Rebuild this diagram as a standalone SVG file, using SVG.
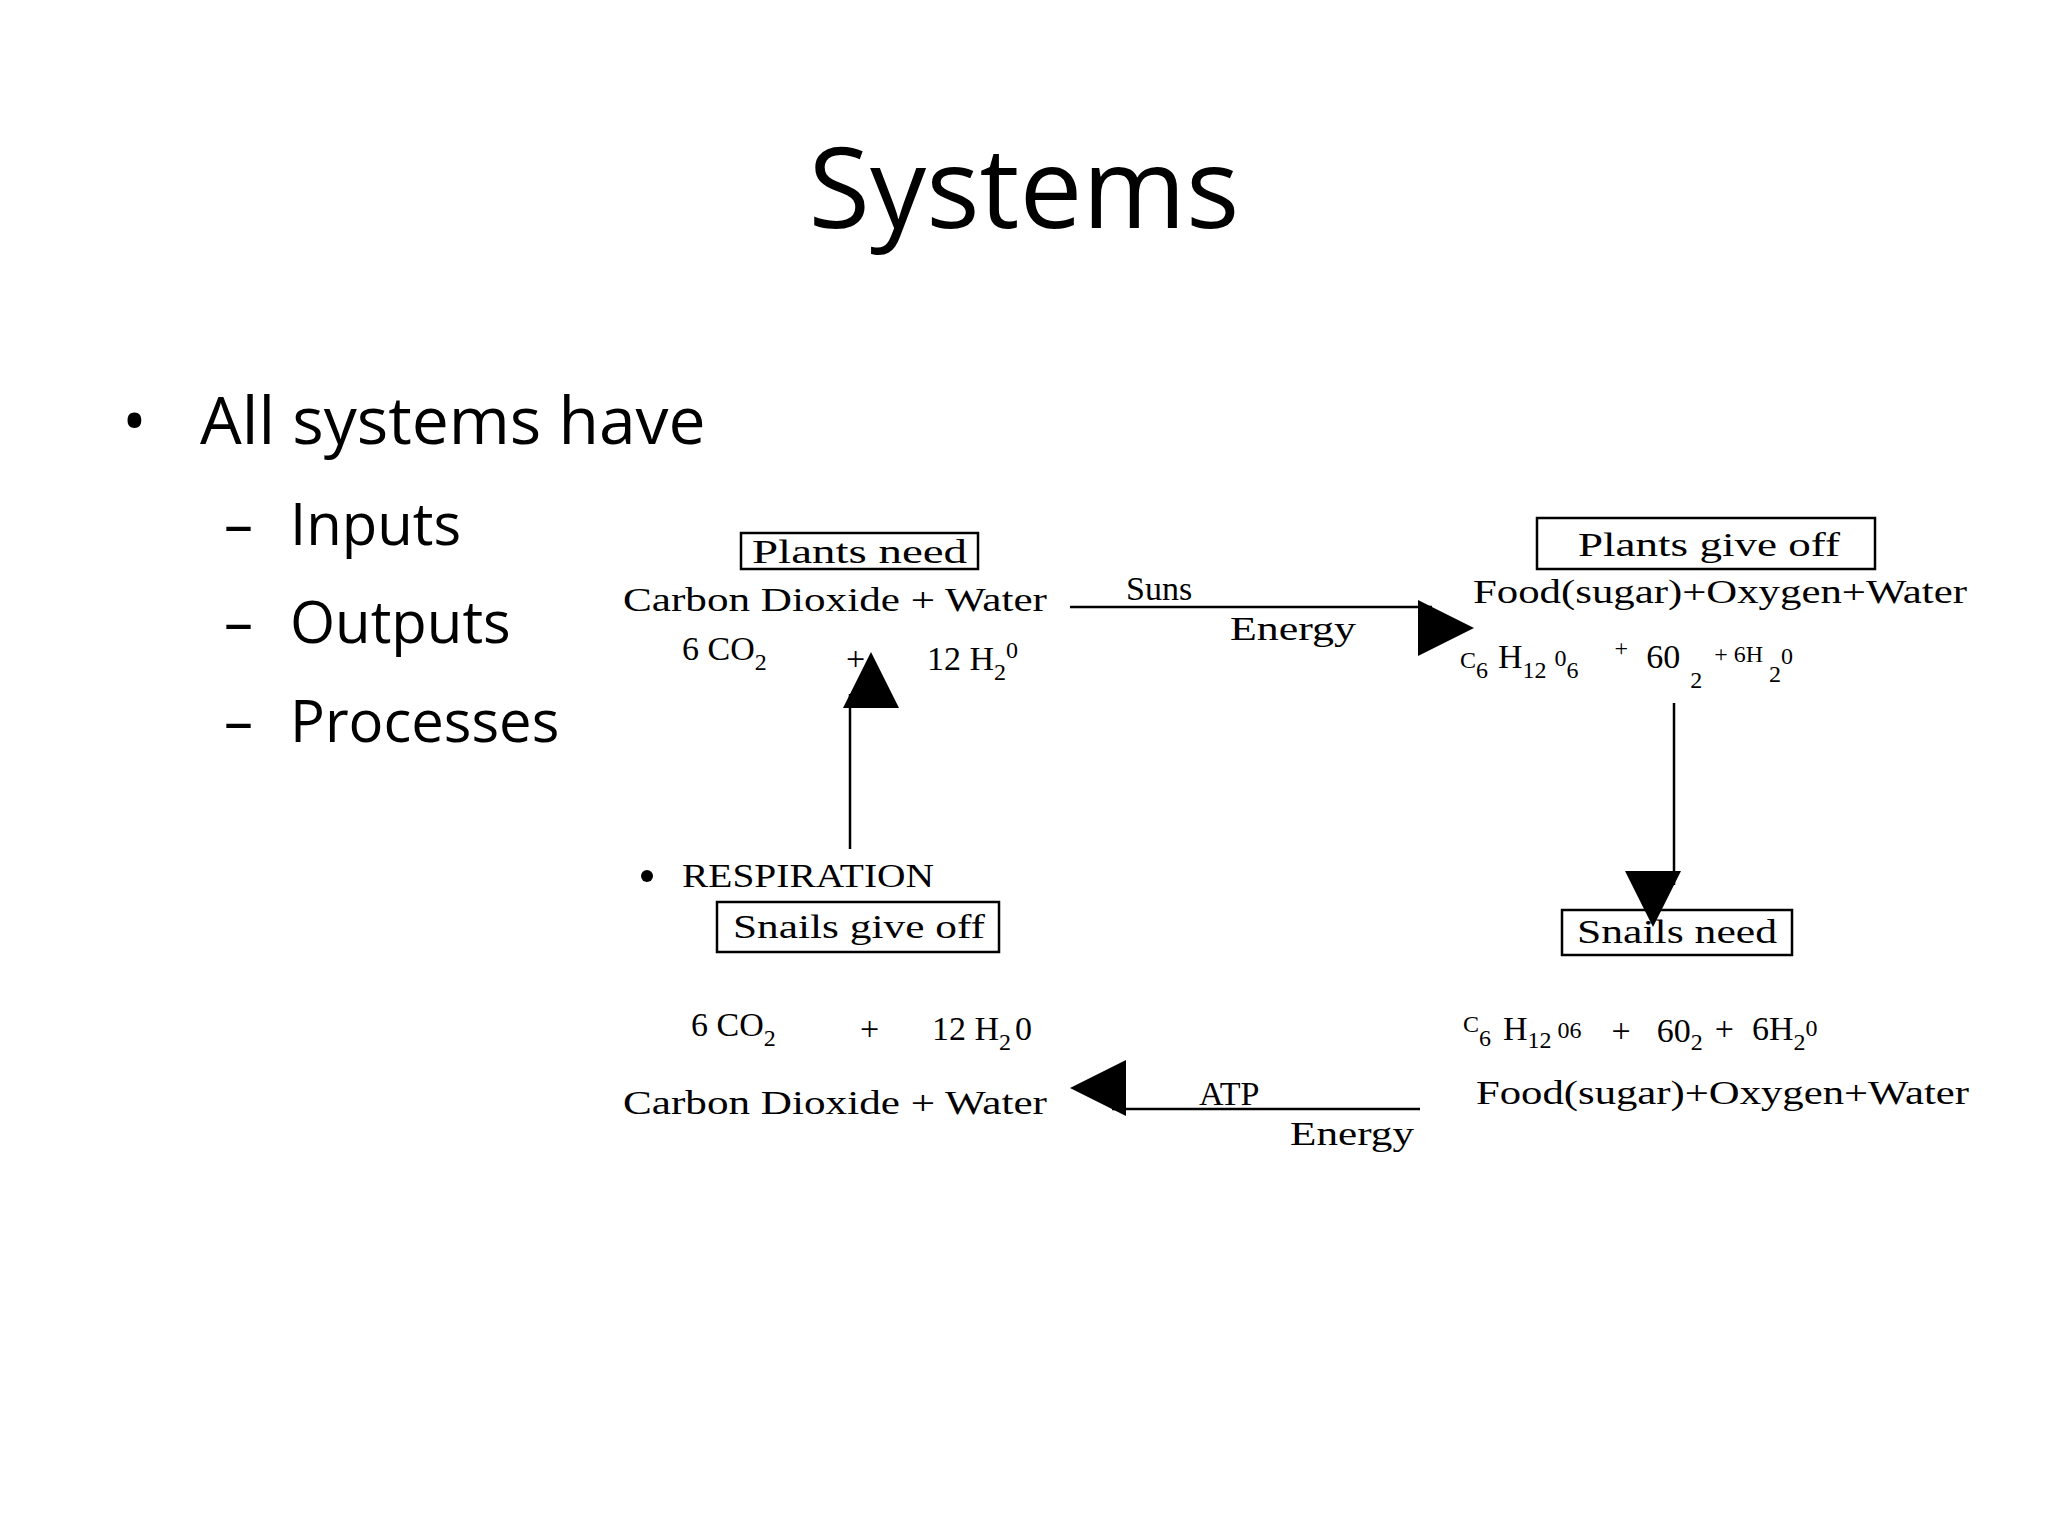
<svg xmlns="http://www.w3.org/2000/svg" width="2048" height="1536" viewBox="0 0 2048 1536">
<style>
.h{font-family:"Open Sans","Noto Sans",sans-serif;fill:#000}
.d{font-family:"Liberation Serif",serif;font-size:34px;fill:#000}
.s{font-family:"Liberation Serif",serif;font-size:24px;fill:#000}
.b{fill:none;stroke:#000;stroke-width:2.5}
.l{stroke:#000;stroke-width:2.5;fill:none}
</style>
<defs>
<marker id="ah" viewBox="0 0 10 10" refX="10" refY="5" markerWidth="14" markerHeight="14" markerUnits="userSpaceOnUse" orient="auto" style="overflow:visible">
<path d="M0,0 L10,5 L0,10 Z" fill="#000" transform="scale(4)"/>
</marker>
</defs>
<rect width="2048" height="1536" fill="#fff"/>
<text class="h" x="1024" y="228" font-size="112" text-anchor="middle">Systems</text>
<text class="h" x="122" y="444" font-size="66">•</text>
<text class="h" x="200" y="444" font-size="66">All systems have</text>
<text class="h" x="224" y="545" font-size="58">–</text><text class="h" x="290" y="545" font-size="58">Inputs</text>
<text class="h" x="224" y="643" font-size="58">–</text><text class="h" x="290" y="643" font-size="58">Outputs</text>
<text class="h" x="224" y="742" font-size="58">–</text><text class="h" x="290" y="742" font-size="58">Processes</text>

<g id="plants-need">
<rect class="b" x="741" y="533" width="237" height="36"/>
<text class="d" x="752" y="563" textLength="215" lengthAdjust="spacingAndGlyphs">Plants need</text>
<text class="d" x="623" y="611" textLength="424" lengthAdjust="spacingAndGlyphs">Carbon Dioxide + Water</text>
<text class="d" x="682" y="660">6 CO<tspan class="s" dy="10">2</tspan></text>
<text class="d" x="846" y="670" font-size="26">+</text>
<text class="d" x="927" y="670">12 H<tspan class="s" dy="10">2</tspan><tspan class="s" dy="-22">0</tspan></text>
</g>
<g id="plants-give-off">
<rect class="b" x="1537" y="518" width="338" height="51"/>
<text class="d" x="1578" y="556" textLength="262" lengthAdjust="spacingAndGlyphs">Plants give off</text>
<text class="d" x="1473" y="603" textLength="494" lengthAdjust="spacingAndGlyphs">Food(sugar)+Oxygen+Water</text>
<text class="d" x="1460" y="668"><tspan class="s">C</tspan><tspan class="s" dy="10">6</tspan><tspan dx="10" dy="-10">H</tspan><tspan class="s" dy="10">12</tspan><tspan class="s" dx="8" dy="-12">0</tspan><tspan class="s" dy="12">6</tspan><tspan class="s" dx="36" dy="-22">+</tspan><tspan dx="18" dy="12">60</tspan><tspan class="s" dx="10" dy="20">2</tspan><tspan class="s" dx="12" dy="-26">+ 6H</tspan><tspan class="s" dx="6" dy="20">2</tspan><tspan class="s" dy="-18">0</tspan></text>
</g>
<g id="snails-need">
<rect class="b" x="1562" y="910" width="230" height="45"/>
<text class="d" x="1577" y="943" textLength="200" lengthAdjust="spacingAndGlyphs">Snails need</text>
<text class="d" x="1463" y="1040"><tspan class="s" dy="-8">C</tspan><tspan class="s" dy="14">6</tspan><tspan dx="12" dy="-6">H</tspan><tspan class="s" dy="8">12</tspan><tspan class="s" dx="6" dy="-10">0</tspan><tspan class="s">6</tspan><tspan dx="30" dy="4">+</tspan><tspan dx="26">60</tspan><tspan class="s" dy="8">2</tspan><tspan dx="12" dy="-10">+</tspan><tspan dx="18">6H</tspan><tspan class="s" dy="10">2</tspan><tspan class="s" dy="-14">0</tspan></text>
<text class="d" x="1476" y="1104" textLength="493" lengthAdjust="spacingAndGlyphs">Food(sugar)+Oxygen+Water</text>
</g>
<g id="snails-give-off">
<text class="d" x="682" y="887" textLength="252" lengthAdjust="spacingAndGlyphs">RESPIRATION</text>
<circle cx="647" cy="876" r="6" fill="#000"/>
<rect class="b" x="717" y="902" width="282" height="50"/>
<text class="d" x="733" y="938" textLength="252" lengthAdjust="spacingAndGlyphs">Snails give off</text>
<text class="d" x="691" y="1036">6 CO<tspan class="s" dy="10">2</tspan></text>
<text class="d" x="860" y="1040" font-size="26">+</text>
<text class="d" x="932" y="1040">12 H<tspan class="s" dy="10">2</tspan><tspan dx="4" dy="-10">0</tspan></text>
<text class="d" x="623" y="1114" textLength="424" lengthAdjust="spacingAndGlyphs">Carbon Dioxide + Water</text>
</g>
<g id="connectors">
<line class="l" x1="1070" y1="607" x2="1432" y2="607" marker-end="url(#ah)"/>
<text class="d" x="1126" y="600">Suns</text>
<text class="d" x="1230" y="640" textLength="126" lengthAdjust="spacingAndGlyphs">Energy</text>
<line class="l" x1="1674" y1="703" x2="1674" y2="885" marker-end="url(#ah)"/>
<line class="l" x1="1420" y1="1109" x2="1112" y2="1109" marker-end="url(#ah)"/>
<text class="d" x="1199" y="1105">ATP</text>
<text class="d" x="1290" y="1145" textLength="124" lengthAdjust="spacingAndGlyphs">Energy</text>
<line class="l" x1="850" y1="849" x2="850" y2="694" marker-end="url(#ah)"/>
</g>
</svg>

════════════════

→ **OBJECTIVE**
Repeat the data exactly in full, omitting its pictures.

→ **THE ANSWER**
Rebuild this diagram as a standalone SVG file, using SVG.
<svg xmlns="http://www.w3.org/2000/svg" width="2048" height="1536" viewBox="0 0 2048 1536">
<style>
.h{font-family:"Open Sans","Noto Sans",sans-serif;fill:#000}
.d{font-family:"Liberation Serif",serif;font-size:34px;fill:#000}
.s{font-family:"Liberation Serif",serif;font-size:24px;fill:#000}
.b{fill:none;stroke:#000;stroke-width:2.5}
.l{stroke:#000;stroke-width:2.5;fill:none}
</style>
<defs>
<marker id="ah" viewBox="0 0 10 10" refX="10" refY="5" markerWidth="14" markerHeight="14" markerUnits="userSpaceOnUse" orient="auto" style="overflow:visible">
<path d="M0,0 L10,5 L0,10 Z" fill="#000" transform="scale(4)"/>
</marker>
</defs>
<rect width="2048" height="1536" fill="#fff"/>
<text class="h" x="1024" y="228" font-size="112" text-anchor="middle">Systems</text>
<text class="h" x="122" y="444" font-size="66">•</text>
<text class="h" x="200" y="444" font-size="66">All systems have</text>
<text class="h" x="224" y="545" font-size="58">–</text><text class="h" x="290" y="545" font-size="58">Inputs</text>
<text class="h" x="224" y="643" font-size="58">–</text><text class="h" x="290" y="643" font-size="58">Outputs</text>
<text class="h" x="224" y="742" font-size="58">–</text><text class="h" x="290" y="742" font-size="58">Processes</text>

<g id="plants-need">
<rect class="b" x="741" y="533" width="237" height="36"/>
<text class="d" x="752" y="563" textLength="215" lengthAdjust="spacingAndGlyphs">Plants need</text>
<text class="d" x="623" y="611" textLength="424" lengthAdjust="spacingAndGlyphs">Carbon Dioxide + Water</text>
<text class="d" x="682" y="660">6 CO<tspan class="s" dy="10">2</tspan></text>
<text class="d" x="846" y="670" font-size="26">+</text>
<text class="d" x="927" y="670">12 H<tspan class="s" dy="10">2</tspan><tspan class="s" dy="-22">0</tspan></text>
</g>
<g id="plants-give-off">
<rect class="b" x="1537" y="518" width="338" height="51"/>
<text class="d" x="1578" y="556" textLength="262" lengthAdjust="spacingAndGlyphs">Plants give off</text>
<text class="d" x="1473" y="603" textLength="494" lengthAdjust="spacingAndGlyphs">Food(sugar)+Oxygen+Water</text>
<text class="d" x="1460" y="668"><tspan class="s">C</tspan><tspan class="s" dy="10">6</tspan><tspan dx="10" dy="-10">H</tspan><tspan class="s" dy="10">12</tspan><tspan class="s" dx="8" dy="-12">0</tspan><tspan class="s" dy="12">6</tspan><tspan class="s" dx="36" dy="-22">+</tspan><tspan dx="18" dy="12">60</tspan><tspan class="s" dx="10" dy="20">2</tspan><tspan class="s" dx="12" dy="-26">+ 6H</tspan><tspan class="s" dx="6" dy="20">2</tspan><tspan class="s" dy="-18">0</tspan></text>
</g>
<g id="snails-need">
<rect class="b" x="1562" y="910" width="230" height="45"/>
<text class="d" x="1577" y="943" textLength="200" lengthAdjust="spacingAndGlyphs">Snails need</text>
<text class="d" x="1463" y="1040"><tspan class="s" dy="-8">C</tspan><tspan class="s" dy="14">6</tspan><tspan dx="12" dy="-6">H</tspan><tspan class="s" dy="8">12</tspan><tspan class="s" dx="6" dy="-10">0</tspan><tspan class="s">6</tspan><tspan dx="30" dy="4">+</tspan><tspan dx="26">60</tspan><tspan class="s" dy="8">2</tspan><tspan dx="12" dy="-10">+</tspan><tspan dx="18">6H</tspan><tspan class="s" dy="10">2</tspan><tspan class="s" dy="-14">0</tspan></text>
<text class="d" x="1476" y="1104" textLength="493" lengthAdjust="spacingAndGlyphs">Food(sugar)+Oxygen+Water</text>
</g>
<g id="snails-give-off">
<text class="d" x="682" y="887" textLength="252" lengthAdjust="spacingAndGlyphs">RESPIRATION</text>
<circle cx="647" cy="876" r="6" fill="#000"/>
<rect class="b" x="717" y="902" width="282" height="50"/>
<text class="d" x="733" y="938" textLength="252" lengthAdjust="spacingAndGlyphs">Snails give off</text>
<text class="d" x="691" y="1036">6 CO<tspan class="s" dy="10">2</tspan></text>
<text class="d" x="860" y="1040" font-size="26">+</text>
<text class="d" x="932" y="1040">12 H<tspan class="s" dy="10">2</tspan><tspan dx="4" dy="-10">0</tspan></text>
<text class="d" x="623" y="1114" textLength="424" lengthAdjust="spacingAndGlyphs">Carbon Dioxide + Water</text>
</g>
<g id="connectors">
<line class="l" x1="1070" y1="607" x2="1432" y2="607" marker-end="url(#ah)"/>
<text class="d" x="1126" y="600">Suns</text>
<text class="d" x="1230" y="640" textLength="126" lengthAdjust="spacingAndGlyphs">Energy</text>
<line class="l" x1="1674" y1="703" x2="1674" y2="885" marker-end="url(#ah)"/>
<line class="l" x1="1420" y1="1109" x2="1112" y2="1109" marker-end="url(#ah)"/>
<text class="d" x="1199" y="1105">ATP</text>
<text class="d" x="1290" y="1145" textLength="124" lengthAdjust="spacingAndGlyphs">Energy</text>
<line class="l" x1="850" y1="849" x2="850" y2="694" marker-end="url(#ah)"/>
</g>
</svg>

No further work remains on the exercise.